When Authors Go Rogue

About Three Cups Of Tea

In mid-March of this year (2017), I was recovering from jaw surgery. In the days before the surgery, I was shopping for comfort and convenience items. I was expecting the worst, and so was purchasing items that might make life more bearable. Namely, some new books. 🙂 One book was called Three Cups Of Tea, and the other title I had purchased was Autobiography Of A Yogi. From the moment I cracked the cover of Three Cups Of Tea, I was enamored. The book was about the journey of a man named Greg Mortenson. The first reason I loved the book was deep; the protagonist (Greg) was recounting his being forever caught in the fate of purveying cross-cultural acts of humanity. I swear that I was crying every other chapter. This book title was one of two that I purchased specifically to take my mind off of myself and my own predicament during my jaw surgery recovery. The writing style bringing me to tears seemed almost magical. And four weeks later, I finished the book so inspired, that I decided to look up the authors and learn more about them.

Bad Boys

As of now, it has been 30-days since I finished Three Cups Of Tea, a book billed as non-fiction. TOTAL Bummer! In my research and attempts to learn more — to get inside the head of such a brilliant writer — I learned some facts that disturbed me to-the-max. First, I found out that the book’s co-author, David Oliver Relin, had committed suicide. Two clicks later, I learn it’s because of all the sh*t he received, after it was revealed that MANY details of the book were completely fabricated. BUT, all those sweet tears I shed! Sheesh… what bad boys. The last 30-days since finishing the book have been strange, as I ponder the shared reality which makes writers and people who are writing, dishonest with each other. I guess everyone wants to tell a tale of wonderment. But still, curious if YOU have ever felt as cheated or disappointed as I did, with these authors?

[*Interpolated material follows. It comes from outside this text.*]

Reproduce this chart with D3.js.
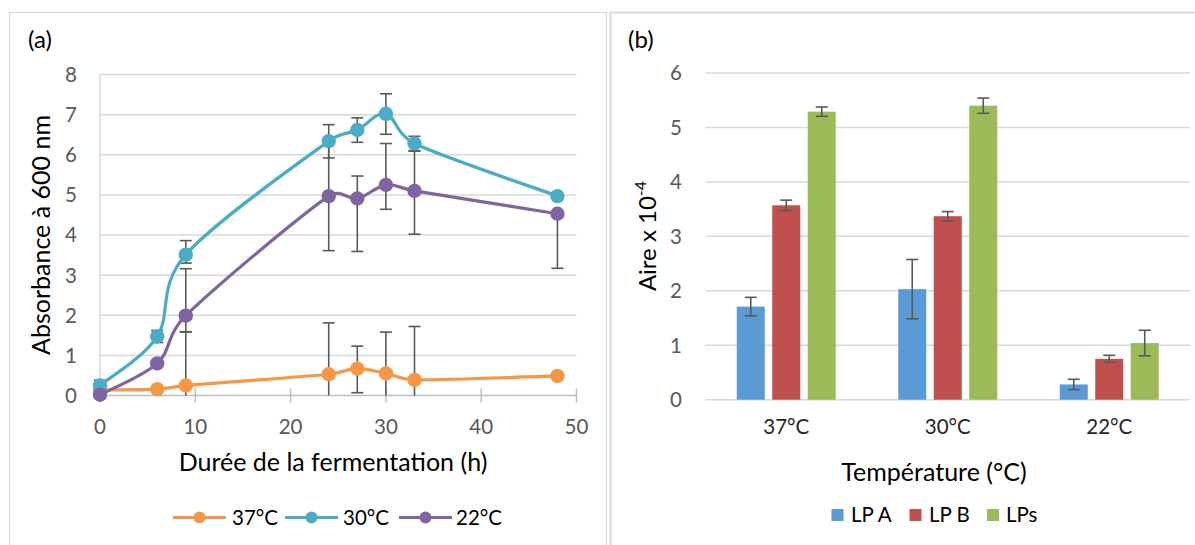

YES. The authors had worked together and lied — by exaggerating details to make the book sale and gain publicity. This is not actually the first time I’ve read a “non-fiction” book that was later publicly discredited. But, for the sake of the subject matter of this book, which was centered around building schools for poor girls, this cheating on details was heartbreaking for me to consider. Granted, as an author judging another author, it is 1,000% still amazing how Relin wrote me into a frenzy. His genius was obvious! Perhaps, had he stayed alive to move on and adapt for a screenplay, I would still have watched a movie version of the printed story. However the genius may have affected me, I’ve learned (once, again) that I prefer my non-fiction writers to be in their higher levels of integrity.